**Aim of the task:** Take every line from the first down to the line with "im.set_clip_path(painel)" and set it down exactly, without the pictures.

**Recorded information:**
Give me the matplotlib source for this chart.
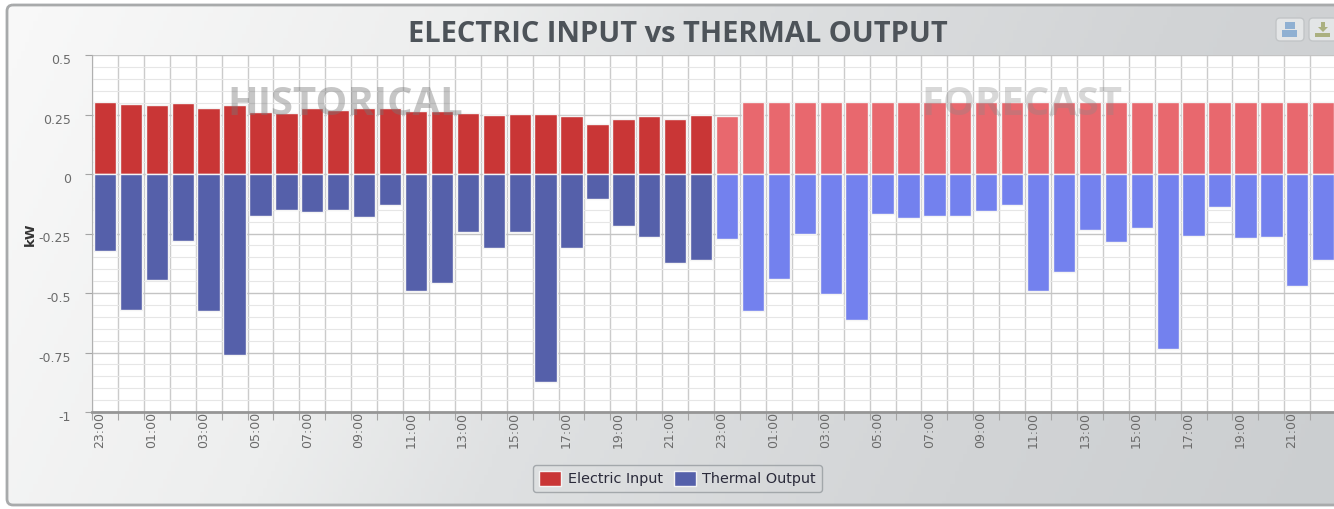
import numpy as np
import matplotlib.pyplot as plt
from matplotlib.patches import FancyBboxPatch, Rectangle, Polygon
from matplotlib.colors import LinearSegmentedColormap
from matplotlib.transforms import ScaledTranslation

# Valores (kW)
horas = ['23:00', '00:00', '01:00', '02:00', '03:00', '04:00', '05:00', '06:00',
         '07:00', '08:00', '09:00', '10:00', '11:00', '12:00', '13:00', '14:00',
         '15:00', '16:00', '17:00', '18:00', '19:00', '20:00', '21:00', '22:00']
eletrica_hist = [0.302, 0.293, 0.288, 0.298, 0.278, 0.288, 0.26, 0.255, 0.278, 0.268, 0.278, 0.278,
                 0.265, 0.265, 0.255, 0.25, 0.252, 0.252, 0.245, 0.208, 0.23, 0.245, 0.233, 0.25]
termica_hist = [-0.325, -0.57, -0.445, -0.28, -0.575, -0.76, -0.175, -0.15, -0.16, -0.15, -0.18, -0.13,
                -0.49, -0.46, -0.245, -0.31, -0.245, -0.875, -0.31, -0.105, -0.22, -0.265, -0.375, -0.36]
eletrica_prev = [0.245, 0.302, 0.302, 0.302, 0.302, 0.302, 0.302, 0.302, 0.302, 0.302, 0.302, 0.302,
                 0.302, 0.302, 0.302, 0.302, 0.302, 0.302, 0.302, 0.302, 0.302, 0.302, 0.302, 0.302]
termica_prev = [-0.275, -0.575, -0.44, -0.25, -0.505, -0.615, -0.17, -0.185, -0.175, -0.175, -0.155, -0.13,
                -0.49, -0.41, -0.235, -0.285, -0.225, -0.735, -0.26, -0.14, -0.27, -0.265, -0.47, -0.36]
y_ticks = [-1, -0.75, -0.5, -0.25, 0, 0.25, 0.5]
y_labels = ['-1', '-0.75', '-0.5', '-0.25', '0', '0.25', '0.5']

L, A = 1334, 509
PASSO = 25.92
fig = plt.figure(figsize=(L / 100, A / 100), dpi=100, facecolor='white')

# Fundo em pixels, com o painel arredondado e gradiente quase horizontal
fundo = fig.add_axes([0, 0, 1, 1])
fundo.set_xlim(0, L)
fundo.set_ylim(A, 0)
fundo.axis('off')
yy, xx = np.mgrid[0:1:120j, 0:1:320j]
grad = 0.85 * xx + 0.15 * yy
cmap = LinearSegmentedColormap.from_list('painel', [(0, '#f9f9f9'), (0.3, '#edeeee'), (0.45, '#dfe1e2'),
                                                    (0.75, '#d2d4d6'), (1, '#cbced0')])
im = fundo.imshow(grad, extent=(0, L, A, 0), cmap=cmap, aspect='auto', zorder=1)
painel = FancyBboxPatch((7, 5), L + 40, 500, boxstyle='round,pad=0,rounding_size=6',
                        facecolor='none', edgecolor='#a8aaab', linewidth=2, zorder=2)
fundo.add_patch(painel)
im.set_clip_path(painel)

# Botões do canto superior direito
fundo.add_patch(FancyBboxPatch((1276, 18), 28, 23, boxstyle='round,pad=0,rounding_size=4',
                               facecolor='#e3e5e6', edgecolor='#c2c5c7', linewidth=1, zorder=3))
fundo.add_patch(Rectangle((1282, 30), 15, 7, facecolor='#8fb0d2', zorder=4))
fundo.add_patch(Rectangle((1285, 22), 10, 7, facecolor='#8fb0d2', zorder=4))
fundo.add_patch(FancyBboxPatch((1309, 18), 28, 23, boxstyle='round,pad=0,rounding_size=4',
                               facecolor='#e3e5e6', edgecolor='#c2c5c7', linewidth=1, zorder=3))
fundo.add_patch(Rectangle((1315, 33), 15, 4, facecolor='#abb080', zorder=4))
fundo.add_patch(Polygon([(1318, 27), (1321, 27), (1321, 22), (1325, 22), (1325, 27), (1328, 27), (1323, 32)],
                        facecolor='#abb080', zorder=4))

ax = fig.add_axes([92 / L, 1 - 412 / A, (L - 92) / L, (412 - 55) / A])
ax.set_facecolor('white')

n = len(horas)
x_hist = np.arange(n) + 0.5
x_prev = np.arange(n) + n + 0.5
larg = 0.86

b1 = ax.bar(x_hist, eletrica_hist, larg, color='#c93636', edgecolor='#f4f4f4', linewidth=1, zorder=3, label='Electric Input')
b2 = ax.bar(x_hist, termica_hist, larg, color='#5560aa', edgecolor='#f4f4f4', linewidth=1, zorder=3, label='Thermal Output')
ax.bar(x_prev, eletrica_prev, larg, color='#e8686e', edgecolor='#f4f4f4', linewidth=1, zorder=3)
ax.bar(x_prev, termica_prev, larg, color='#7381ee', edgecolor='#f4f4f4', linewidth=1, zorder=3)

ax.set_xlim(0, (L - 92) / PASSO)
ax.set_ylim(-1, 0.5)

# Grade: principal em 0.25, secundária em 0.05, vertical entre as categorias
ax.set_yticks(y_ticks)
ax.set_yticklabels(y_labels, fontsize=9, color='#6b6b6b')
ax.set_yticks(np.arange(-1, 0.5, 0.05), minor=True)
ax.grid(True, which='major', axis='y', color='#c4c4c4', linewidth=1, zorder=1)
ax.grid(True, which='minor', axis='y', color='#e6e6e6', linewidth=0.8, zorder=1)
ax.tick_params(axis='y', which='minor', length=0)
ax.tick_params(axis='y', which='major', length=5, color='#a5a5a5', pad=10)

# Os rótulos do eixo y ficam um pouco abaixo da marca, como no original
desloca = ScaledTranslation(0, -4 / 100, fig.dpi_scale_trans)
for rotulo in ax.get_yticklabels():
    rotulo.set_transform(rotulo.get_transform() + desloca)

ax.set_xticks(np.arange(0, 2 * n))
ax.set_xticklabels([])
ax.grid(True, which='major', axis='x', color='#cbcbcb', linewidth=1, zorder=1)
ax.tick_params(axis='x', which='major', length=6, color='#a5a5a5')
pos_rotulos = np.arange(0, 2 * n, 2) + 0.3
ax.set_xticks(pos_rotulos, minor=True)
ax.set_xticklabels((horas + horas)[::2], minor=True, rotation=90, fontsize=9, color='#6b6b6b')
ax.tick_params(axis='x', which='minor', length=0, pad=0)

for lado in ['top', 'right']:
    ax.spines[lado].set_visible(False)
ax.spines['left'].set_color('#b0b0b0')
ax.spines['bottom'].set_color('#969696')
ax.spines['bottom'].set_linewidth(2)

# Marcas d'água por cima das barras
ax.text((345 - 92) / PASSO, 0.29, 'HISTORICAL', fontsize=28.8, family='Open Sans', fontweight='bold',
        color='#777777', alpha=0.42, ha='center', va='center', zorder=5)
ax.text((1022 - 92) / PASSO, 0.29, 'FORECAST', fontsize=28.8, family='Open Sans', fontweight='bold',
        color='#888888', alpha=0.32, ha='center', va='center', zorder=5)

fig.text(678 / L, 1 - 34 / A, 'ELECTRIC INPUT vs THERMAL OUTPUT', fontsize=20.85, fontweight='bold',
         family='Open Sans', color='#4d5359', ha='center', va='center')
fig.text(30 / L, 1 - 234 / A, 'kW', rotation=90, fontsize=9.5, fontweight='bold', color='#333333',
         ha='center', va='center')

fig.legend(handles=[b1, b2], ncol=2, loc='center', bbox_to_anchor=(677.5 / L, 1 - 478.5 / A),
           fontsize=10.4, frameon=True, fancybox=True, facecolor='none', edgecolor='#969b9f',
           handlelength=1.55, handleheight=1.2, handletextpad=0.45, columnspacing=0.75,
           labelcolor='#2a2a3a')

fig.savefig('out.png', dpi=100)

**Written reply:**
Give me the matplotlib source for this chart.
import numpy as np
import matplotlib.pyplot as plt
from matplotlib.patches import FancyBboxPatch, Rectangle, Polygon
from matplotlib.colors import LinearSegmentedColormap
from matplotlib.transforms import ScaledTranslation

# Valores (kW)
horas = ['23:00', '00:00', '01:00', '02:00', '03:00', '04:00', '05:00', '06:00',
         '07:00', '08:00', '09:00', '10:00', '11:00', '12:00', '13:00', '14:00',
         '15:00', '16:00', '17:00', '18:00', '19:00', '20:00', '21:00', '22:00']
eletrica_hist = [0.302, 0.293, 0.288, 0.298, 0.278, 0.288, 0.26, 0.255, 0.278, 0.268, 0.278, 0.278,
                 0.265, 0.265, 0.255, 0.25, 0.252, 0.252, 0.245, 0.208, 0.23, 0.245, 0.233, 0.25]
termica_hist = [-0.325, -0.57, -0.445, -0.28, -0.575, -0.76, -0.175, -0.15, -0.16, -0.15, -0.18, -0.13,
                -0.49, -0.46, -0.245, -0.31, -0.245, -0.875, -0.31, -0.105, -0.22, -0.265, -0.375, -0.36]
eletrica_prev = [0.245, 0.302, 0.302, 0.302, 0.302, 0.302, 0.302, 0.302, 0.302, 0.302, 0.302, 0.302,
                 0.302, 0.302, 0.302, 0.302, 0.302, 0.302, 0.302, 0.302, 0.302, 0.302, 0.302, 0.302]
termica_prev = [-0.275, -0.575, -0.44, -0.25, -0.505, -0.615, -0.17, -0.185, -0.175, -0.175, -0.155, -0.13,
                -0.49, -0.41, -0.235, -0.285, -0.225, -0.735, -0.26, -0.14, -0.27, -0.265, -0.47, -0.36]
y_ticks = [-1, -0.75, -0.5, -0.25, 0, 0.25, 0.5]
y_labels = ['-1', '-0.75', '-0.5', '-0.25', '0', '0.25', '0.5']

L, A = 1334, 509
PASSO = 25.92
fig = plt.figure(figsize=(L / 100, A / 100), dpi=100, facecolor='white')

# Fundo em pixels, com o painel arredondado e gradiente quase horizontal
fundo = fig.add_axes([0, 0, 1, 1])
fundo.set_xlim(0, L)
fundo.set_ylim(A, 0)
fundo.axis('off')
yy, xx = np.mgrid[0:1:120j, 0:1:320j]
grad = 0.85 * xx + 0.15 * yy
cmap = LinearSegmentedColormap.from_list('painel', [(0, '#f9f9f9'), (0.3, '#edeeee'), (0.45, '#dfe1e2'),
                                                    (0.75, '#d2d4d6'), (1, '#cbced0')])
im = fundo.imshow(grad, extent=(0, L, A, 0), cmap=cmap, aspect='auto', zorder=1)
painel = FancyBboxPatch((7, 5), L + 40, 500, boxstyle='round,pad=0,rounding_size=6',
                        facecolor='none', edgecolor='#a8aaab', linewidth=2, zorder=2)
fundo.add_patch(painel)
im.set_clip_path(painel)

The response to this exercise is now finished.